For more than 20 years, Robert Henderson has found himself in a jam.
Make that jams… and jellies and marmalades and mustards and chutneys and relishes… 35 different kinds, to be exact.
The owner of Henderson Farms on Wolfe Island garnered a couple of awards in the preserves competition at the recent Royal Agricultural Winter Fair in Toronto.
His Apricot Jalapeno Jelly placed first in the Savory Jam / Jelly category and his Maple Syrup Jelly placed first as usual, in the Maple Jelly category.
His Quince Jam was judged second best in the Single Fruit Jam division and his Dandelion Wine Jelly placed fifth in the Spirited Jelly class.
“It gives you credibility,” Henderson, 47, said of the Toronto awards. “It helps increase sales. People want to try more (products).”
He has tasted success many times at the Royal Agricultural Winter Fair, where he has been
showing his wares since 2000. He was the Grand Champion Jelly and Jam Maker two years in a row (2006 and 2007) and won the Judges Choice Award in 2008 for his Pear and Quince Jam.
“The first couple of years you learn what they’re looking for,” said Henderson of the judges. The preserves are judged on five elements: taste, smell, colour, clarity and texture.
Henderson said his jams and jellies go well with toast or with cream cheese on a cracker. As well, the bilingual label on each jar offers serving suggestions.
The Apricot Jalapeno Jelly is new to Henderson’s product line this year.
“One of my customers asked me to make it,” said Henderson, adding that it can be used on spare
ribs, pork chops and roast beef.
He said the Maple Syrup Jelly, which he has been producing for 10 years, goes well with salmon and shrimp.
Henderson has been producing the Quince Pear Jam since 2008. Henderson gets the fruit, which is common in Europe but unique to Canada, from the trees of some of his customers.
“It’s between an apple and pear in flavour, with a rose scent, pink in colour,” said Henderson, adding that the jam goes well with Camembert and Brie cheeses.
His tantalizing Dandelion Wine Jelly originated from his grandmother’s wine recipe.
“It’s been a big hit,” he said. “It’s so unique, but everybody has dandelions in their backyard. This puts them to good use.”
He said the jam, which has a strong wine flavour and is made from organic dandelions from his farm, is good on chicken, turkey and whitefish or as a layer on cheesecake.
Henderson started his business in 1987 and now employs his brother William full-time, his sister Nancy part-time (she lives in Toronto) and his mother Wilda. His cousin, Denise Irvine, (formerly of Banfield-Seguin Ltd. in Ottawa, now back in Kingston), redesigned his labels in 1999 and still does his ongoing signage and other graphic requirements.
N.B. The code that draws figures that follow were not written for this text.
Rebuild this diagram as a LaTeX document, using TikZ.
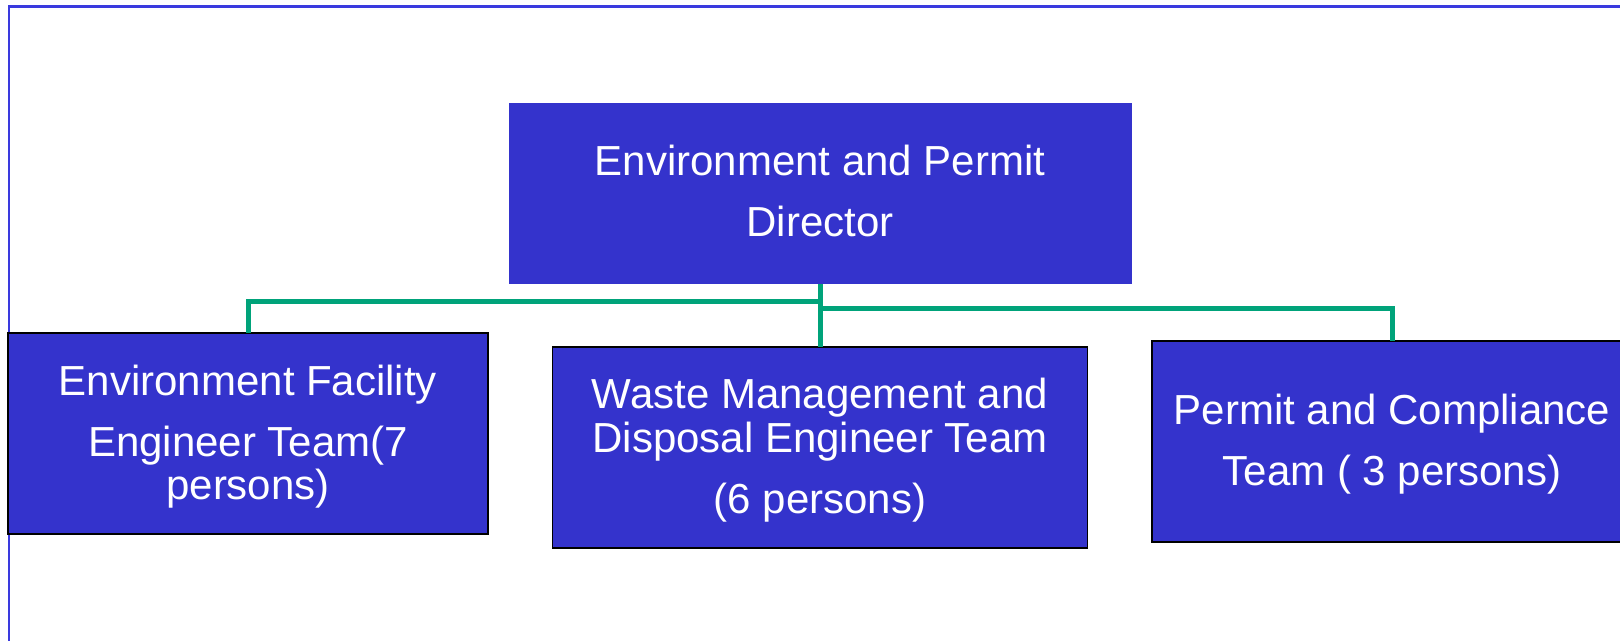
\documentclass[tikz,border=0pt]{standalone}
\usepackage{fontspec}
\setmainfont{Liberation Sans}
\definecolor{boxblue}{RGB}{52,51,204}
\definecolor{conngreen}{RGB}{0,163,122}
\definecolor{frameblue}{RGB}{58,58,222}
\begin{document}
\begin{tikzpicture}[x=0.5pt,y=-0.5pt,
  topbox/.style={fill=boxblue, draw=none, inner sep=0pt, outer sep=0pt,
    minimum width=311.5pt, minimum height=90.5pt},
  teambox/.style={fill=boxblue, draw=black, line width=0.6pt, inner sep=0pt, outer sep=0pt,
    minimum height=100.5pt},
  txt/.style={text=white, font=\fontsize{21}{25}\selectfont, anchor=base, inner sep=0pt},
  conn/.style={draw=conngreen, line width=2.5pt},
  frameline/.style={draw=frameblue, line width=1.3pt}]
\useasboundingbox (0,0) rectangle (1620,641);
\clip (0,0) rectangle (1620,641);
\fill[white] (0,0) rectangle (1620,641);
% frame
\draw[frameline] (8.8,6.7) rectangle (1660,680);
% boxes
\node[topbox] (top) at (820,193.5) {};
\node[teambox, minimum width=240pt] (lbox) at (248,433.5) {};
\node[teambox, minimum width=267.5pt] (mbox) at (820,447.5) {};
\node[teambox, minimum width=240pt] (rbox) at (1392,441.5) {};
% connectors
\coordinate (jl) at (820,302);
\coordinate (jr) at (820,309);
\draw[conn] (top.south) -- (mbox.north);
\draw[conn] (jl) -| (lbox.north);
\draw[conn] (jr) -| (rbox.north);
% texts
\node[txt] (t1) at (820,176) {Environment and Permit};
\node[txt] (t2) at (820,237) {Director};
\node[txt] (l1) at (248,395) {Environment Facility};
\node[txt] (l2) at (248,456) {Engineer Team(7};
\node[txt] (l3) at (248,499) {persons)};
\node[txt] (m1) at (820,408) {Waste Management and};
\node[txt] (m2) at (820,452) {Disposal Engineer Team};
\node[txt] (m3) at (820,513) {(6 persons)};
\node[txt] (r1) at (1392,424) {Permit and Compliance};
\node[txt] (r2) at (1392,485) {Team ( 3 persons)};
\end{tikzpicture}
\end{document}
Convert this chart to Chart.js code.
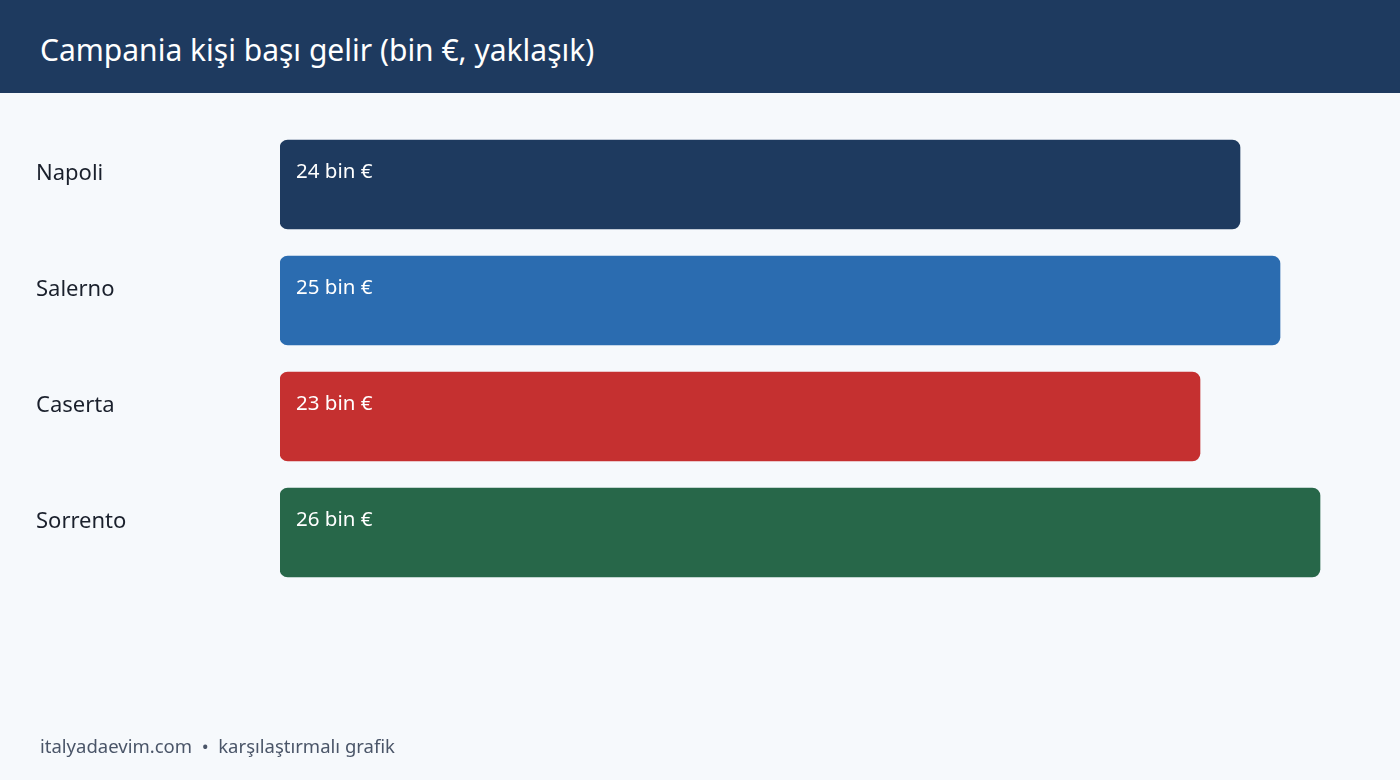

That’s keeping it all in the family!
He’s selling his products at the Montreal Salon des Metiers d’art du Quebec until Dec. 22, while William is manning a booth at the Ottawa Originals Christmas Craft Show until Dec. 20.
“We travel to where the markets are,” said Henderson. “During the Christmas season, it’s better for us to sell retail. Customers like to see the person who made the product and talk to you as well.”
Business is usually good this time of year.
“It’s close to Christmas, people are rushing to find that last-minute gift,” said Henderson. “When you don’t know what to get for someone, food is a great gift.”
Henderson Farms products, which retail at $5 for a 110mL jar and $10 for a 250mL jar, are available locally at Cooke’s Fine Foods and, during the summer, the Kingston Farmers Market.
“Regular customers,” said Henderson “contact me and buy it by the case.”
Henderson tries to come up with a new product or two every year; in 2008 it was Mango Chutney and Quince Pear Jam, and this year it was Apricot Jalapeno Jelly.
The new recipe for 2021 isn’t even on the back burner yet.
“It’s been so busy, I haven’t even had time to think about it,” Henderson said.